De retour dans la voiture, confronté à la coquille vide du petit colimaçon, je sens qu’il perd l’équilibre. J’ai chaud, j’ai de la peine pour lui ; on s’échange quelques regards alors qu’il hurle, pleure, me repousse à en perdre ses bottes. J’arrive à calmer sa tempête en usant de distractions diverses. Dans le rétroviseur, petit chat a le regard vide. Il est fatigué, ses yeux se ferment…

En route vers une deuxième maison. Je prends des détours, le chemin qui aurait pu prendre 20 minutes en prend finalement 45. Je fais jouer de la musique douce ; je roule lentement. Je veux que mon petit ami fatigué puisse s’apaiser avant d’être confronté à notre prochaine étape. J’ai aussi besoin de souffler. La route, dans ces situations-là, c’est exutoire ; une solitude bénéfique, un refuge, une coupure, une protection. Pendant 45 minutes, bébé louveteau, qui n’a pas choisit les déroutes et les mauvais choix de ses parents, roupille en hoquetant son reste de peine séché, complètement bouleversé dans son petit monde.

Comme il fallait bien finir par arriver, je me stationne devant cette autre maison, je prends une grande respiration, je détache mon petit copain et je lui parle doucement. Lorsqu’il ouvre les yeux, il cherche désespérément quelque chose de connu à quoi s’accrocher. Cette détresse ; c’est pur, c’est viscéral, ça vient te chercher par en dedans.

Dans mes bras, il s’accroche. Je deviens, par dépit, la dernière épave à laquelle il peut se référer. Je sens chacun de ses petits doigts s’enfoncer. Pas question de perdre cet encrage, il serre fort.

On cogne à la porte, il pose sa tête sur mon épaule. Je sens que [bien qu’inquiet] il me fait confiance. Nous entrons, pour que je puisse sommairement présenter cet enfant ; que je ne connais pas ; à celle qui se porte volontaire pour l'accueillir dans son environnement ; milieu bien différent de sa réalité. Il doit maintenant faire face à l’inconnu angoissant d’une maison habitée par beaucoup de petites vies, toutes momentanément retirées de leur famille.

Arrive évidement le moment de le laisser partir, de lui permettre de s’installer. Petit escargot refuse, il s’agrippe, il repousse cette autre personne qui tente de le prendre, de l’amadouer. 

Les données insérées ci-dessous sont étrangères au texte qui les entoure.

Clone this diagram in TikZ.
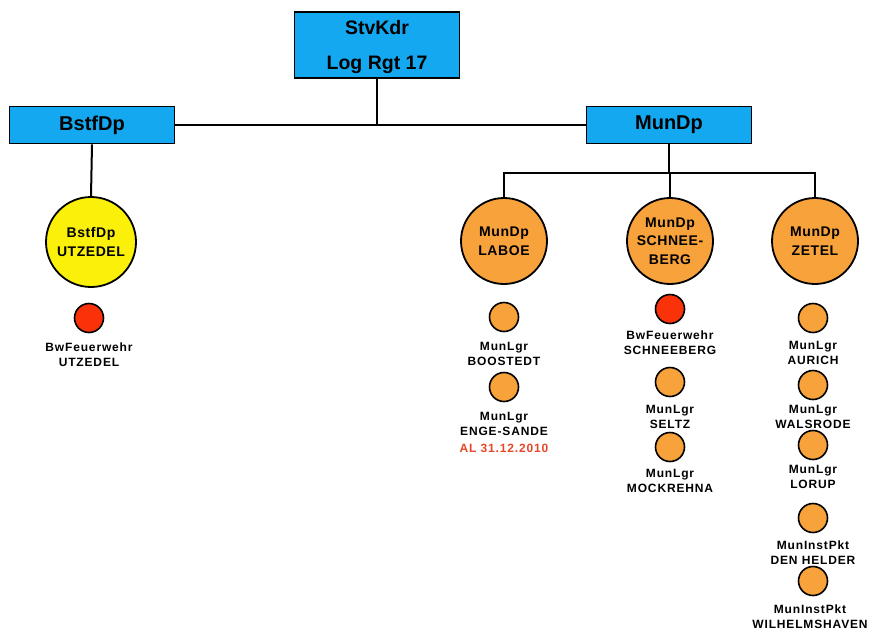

Mon cœur se serre, je voudrais pouvoir suspendre le temps, je me sens comme une bouée dans sa [mère] tourmentée. Tout va tellement vite, ses capacités d’adaptations sont irritées, abusées. Dans cet orage émotif, je n’ai finalement pas d’autre choix que de prendre délicatement chacun de ses petits doigts, un par un, pour les décrocher. Pour pouvoir quitter ; sans me retourner.

Retirer un enfant, c’est sentir [pour toujours] ses petits doigts bien enfoncés dans ta peau ; c’est entendre ses pleurs les plus profonds quand tu fermes les yeux le soir venu ; c’est être une bouée pour le sortir de l’eau et c'est espérer, pour lui, des jours plus beaux.